Directions: Print, word for word, every line from the beginning of the listing up to and including the line with "ax.tick_params(axis='y', pad=18)". Pictures are to be excluded.

Information provided:
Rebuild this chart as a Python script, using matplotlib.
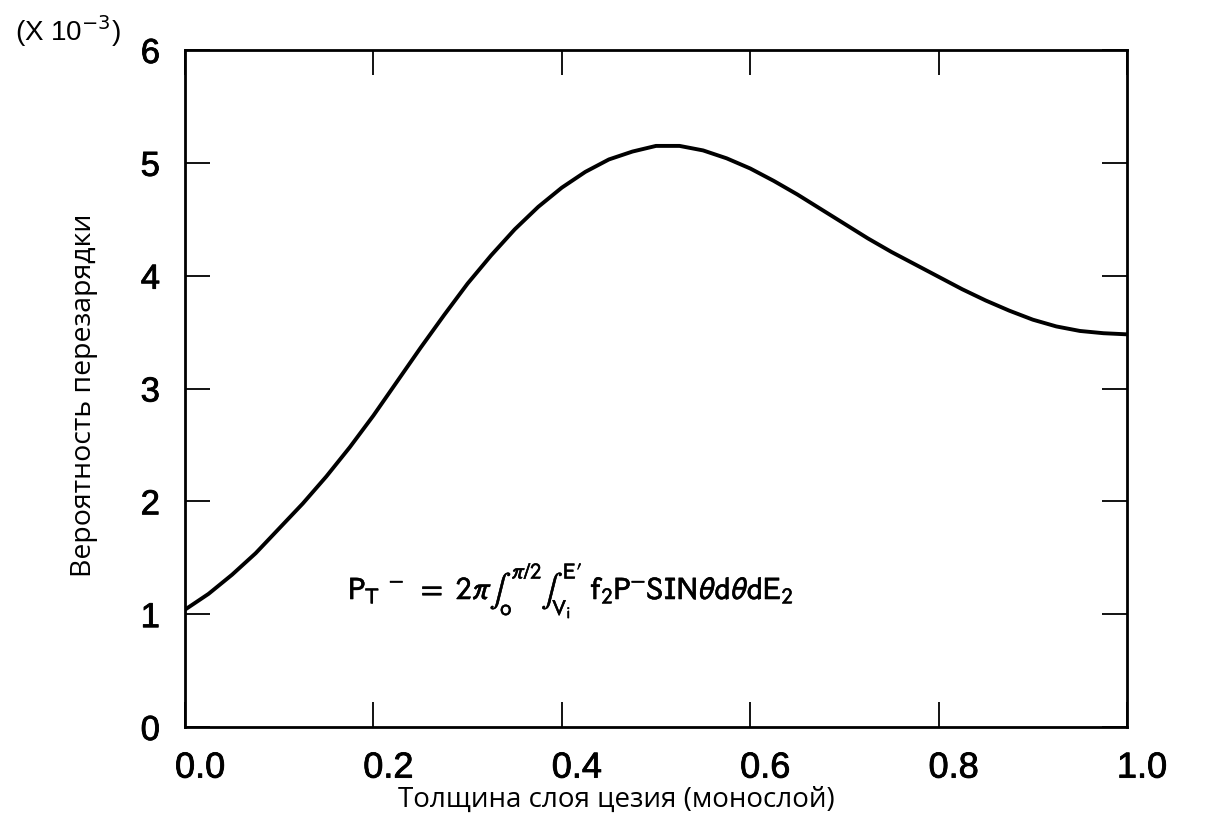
import matplotlib
matplotlib.use('Agg')
import matplotlib.pyplot as plt
import matplotlib.transforms as mtransforms
import matplotlib.patheffects as pe

# thickness of the caesium layer (monolayers) and recharge probability (x 1e-3)
thickness = [0.000, 0.025, 0.050, 0.075, 0.100, 0.125, 0.150, 0.175, 0.200,
             0.225, 0.250, 0.275, 0.300, 0.325, 0.350, 0.375, 0.400, 0.425,
             0.450, 0.475, 0.500, 0.525, 0.550, 0.575, 0.600, 0.625, 0.650,
             0.675, 0.700, 0.725, 0.750, 0.775, 0.800, 0.825, 0.850, 0.875,
             0.900, 0.925, 0.950, 0.975, 1.000]
prob = [1.04, 1.18, 1.35, 1.54, 1.76, 1.98, 2.22, 2.48, 2.76,
        3.06, 3.36, 3.65, 3.93, 4.18, 4.41, 4.61, 4.78, 4.92,
        5.03, 5.10, 5.15, 5.15, 5.11, 5.04, 4.95, 4.84, 4.72,
        4.59, 4.46, 4.33, 4.21, 4.10, 3.99, 3.88, 3.78, 3.69,
        3.61, 3.55, 3.51, 3.49, 3.48]

xticks = [0.0, 0.2, 0.4, 0.6, 0.8, 1.0]
xticklabels = ['0.0', '0.2', '0.4', '0.6', '0.8', '1.0']
yticks = [0, 1, 2, 3, 4, 5, 6]

plt.rcParams['font.family'] = ['Liberation Sans', 'DejaVu Sans']

thick = [pe.withStroke(linewidth=0.6, foreground='black')]
thin = [pe.withStroke(linewidth=0.35, foreground='black')]

fig = plt.figure(figsize=(12.07, 8.26), dpi=100)
ax = fig.add_axes([185/1207, 1-727/826, (1127-185)/1207, (727-50)/826])

ax.plot(thickness, prob, color='black', linewidth=2.8, solid_capstyle='round',
        solid_joinstyle='round')

ax.set_xlim(0, 1)
ax.set_ylim(0, 6)
ax.set_xticks(xticks)
ax.set_xticklabels(xticklabels, fontsize=26)
ax.set_yticks(yticks)
ax.set_yticklabels([str(v) for v in yticks], fontsize=25)
for lbl in ax.get_xticklabels() + ax.get_yticklabels():
    lbl.set_path_effects(thick)

for s in ax.spines.values():
    s.set_linewidth(2.0)

ax.tick_params(axis='both', direction='in', length=18, width=1.3,
               top=True, right=True)
ax.tick_params(axis='x', pad=17)
ax.tick_params(axis='y', pad=18)

# x labels sit slightly right of their ticks in the original
offset = mtransforms.ScaledTranslation(15/100, 0, fig.dpi_scale_trans)
for lbl in ax.get_xticklabels():
    lbl.set_transform(lbl.get_transform() + offset)

formula = (r'$\mathrm{P_T}^{\ -}\ \mathrm{=\ 2}\pi\int_\mathrm{o}^{\pi\mathrm{/2}}'
           r'\int_{\mathrm{V_i}}^{\mathrm{E}\prime}\ \mathrm{f_2P^{-}SIN}\theta \mathrm{d}\theta \mathrm{dE_2}$')
ax.text(0.41, 1.21, formula, fontsize=23, ha='center', va='center',
        math_fontfamily='stixsans', path_effects=thin)

fig.text(15/1207, 1-31/826, r'(X 10$^{-3}$)', fontsize=20, ha='left', va='center')

fig.text(84/1207, 1-395/826, 'Вероятность перезарядки', rotation=90,
         fontsize=20.5, family=['Open Sans', 'DejaVu Sans'], ha='center', va='center')
fig.text(616/1207, 1-800/826, 'Толщина слоя цезия (монослой)',
         fontsize=20, family=['Open Sans', 'DejaVu Sans'], ha='center', va='center')

plt.savefig('out.png', dpi=100)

Result of the task:
Rebuild this chart as a Python script, using matplotlib.
import matplotlib
matplotlib.use('Agg')
import matplotlib.pyplot as plt
import matplotlib.transforms as mtransforms
import matplotlib.patheffects as pe

# thickness of the caesium layer (monolayers) and recharge probability (x 1e-3)
thickness = [0.000, 0.025, 0.050, 0.075, 0.100, 0.125, 0.150, 0.175, 0.200,
             0.225, 0.250, 0.275, 0.300, 0.325, 0.350, 0.375, 0.400, 0.425,
             0.450, 0.475, 0.500, 0.525, 0.550, 0.575, 0.600, 0.625, 0.650,
             0.675, 0.700, 0.725, 0.750, 0.775, 0.800, 0.825, 0.850, 0.875,
             0.900, 0.925, 0.950, 0.975, 1.000]
prob = [1.04, 1.18, 1.35, 1.54, 1.76, 1.98, 2.22, 2.48, 2.76,
        3.06, 3.36, 3.65, 3.93, 4.18, 4.41, 4.61, 4.78, 4.92,
        5.03, 5.10, 5.15, 5.15, 5.11, 5.04, 4.95, 4.84, 4.72,
        4.59, 4.46, 4.33, 4.21, 4.10, 3.99, 3.88, 3.78, 3.69,
        3.61, 3.55, 3.51, 3.49, 3.48]

xticks = [0.0, 0.2, 0.4, 0.6, 0.8, 1.0]
xticklabels = ['0.0', '0.2', '0.4', '0.6', '0.8', '1.0']
yticks = [0, 1, 2, 3, 4, 5, 6]

plt.rcParams['font.family'] = ['Liberation Sans', 'DejaVu Sans']

thick = [pe.withStroke(linewidth=0.6, foreground='black')]
thin = [pe.withStroke(linewidth=0.35, foreground='black')]

fig = plt.figure(figsize=(12.07, 8.26), dpi=100)
ax = fig.add_axes([185/1207, 1-727/826, (1127-185)/1207, (727-50)/826])

ax.plot(thickness, prob, color='black', linewidth=2.8, solid_capstyle='round',
        solid_joinstyle='round')

ax.set_xlim(0, 1)
ax.set_ylim(0, 6)
ax.set_xticks(xticks)
ax.set_xticklabels(xticklabels, fontsize=26)
ax.set_yticks(yticks)
ax.set_yticklabels([str(v) for v in yticks], fontsize=25)
for lbl in ax.get_xticklabels() + ax.get_yticklabels():
    lbl.set_path_effects(thick)

for s in ax.spines.values():
    s.set_linewidth(2.0)

ax.tick_params(axis='both', direction='in', length=18, width=1.3,
               top=True, right=True)
ax.tick_params(axis='x', pad=17)
ax.tick_params(axis='y', pad=18)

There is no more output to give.